Reverse Percentage Change Calculation

Sometimes you know the final value and the percentage change that was applied, and you need to find the original value. This is the reverse calculation, and it is more common than many people realize. For example, a receipt shows a total of $113 including a 13% tax—what was the pre-tax price? Or a report states that today's figure of 2,600 represents a 30% increase over last year—what was last year's figure?

The reverse formula is: Original Value = Final Value ÷ (1 + Percentage Change / 100). For the tax example: 113 ÷ (1 + 13/100) = 113 ÷ 1.13 = 100. The original pre-tax price was $100. For the growth example: 2,600 ÷ (1 + 30/100) = 2,600 ÷ 1.30 = 2,000. Last year's figure was 2,000.

A common mistake is to simply subtract the stated percentage from the final value. In the tax example, subtracting 13% of $113 gives $98.31—not the correct $100. This error occurs because the percentage was applied to the original $100, not to the final $113. The reverse formula avoids this trap by correctly undoing the percentage change.

Percentage Change vs. Percentage Points

An important distinction in interpreting percentage changes is the difference between a percentage change and a change in percentage points. If an interest rate rises from 5% to 7%, it has increased by 2 percentage points, but the percentage change is 40% (since (7 − 5) / 5 × 100 = 40%). Saying 'the interest rate increased by 40%' and 'by 2 percentage points' describe the same event from different perspectives.

This distinction matters in policy and financial reporting. A central bank raising a benchmark rate from 0.25% to 0.50% has doubled it—a 100% percentage change—but moved it by only 0.25 percentage points. Using 'percentage points' prevents ambiguity when the base value is itself a percentage. This calculator works with raw numerical values, so keep this distinction in mind when your input values are already expressed as percentages.

Tips for Accurate Calculations

Always be clear about which value is the 'old' (original) and which is the 'new' (final).

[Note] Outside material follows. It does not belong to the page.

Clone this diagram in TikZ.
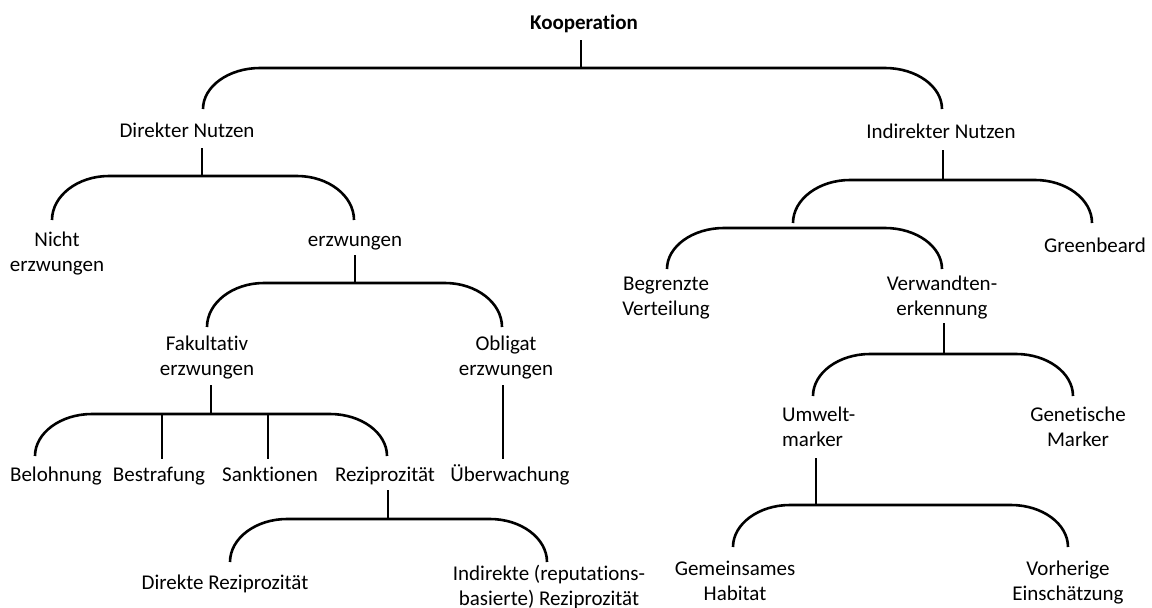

Reversing them will give a different result. For example, the percentage change from 100 to 120 is +20%, while from 120 to 100 it is approximately −16.7%.

When dealing with negative starting values—such as a company that had a loss of −$500,000 last year and now has a profit of $200,000—the formula still applies mathematically, but the result may be counterintuitive. In practice, analysts often note the sign change explicitly ('swung to profit') rather than citing a percentage change, because the result can be misleading.

For sequences of percentage changes, remember that each change compounds on the result of the previous one. A 10% increase followed by a 10% decrease does not return to the original value. Starting at 100: after +10% you have 110, and after −10% of 110 you have 99—a net loss of 1%. To precisely undo a percentage change, always use the reverse formula rather than applying the opposite percentage.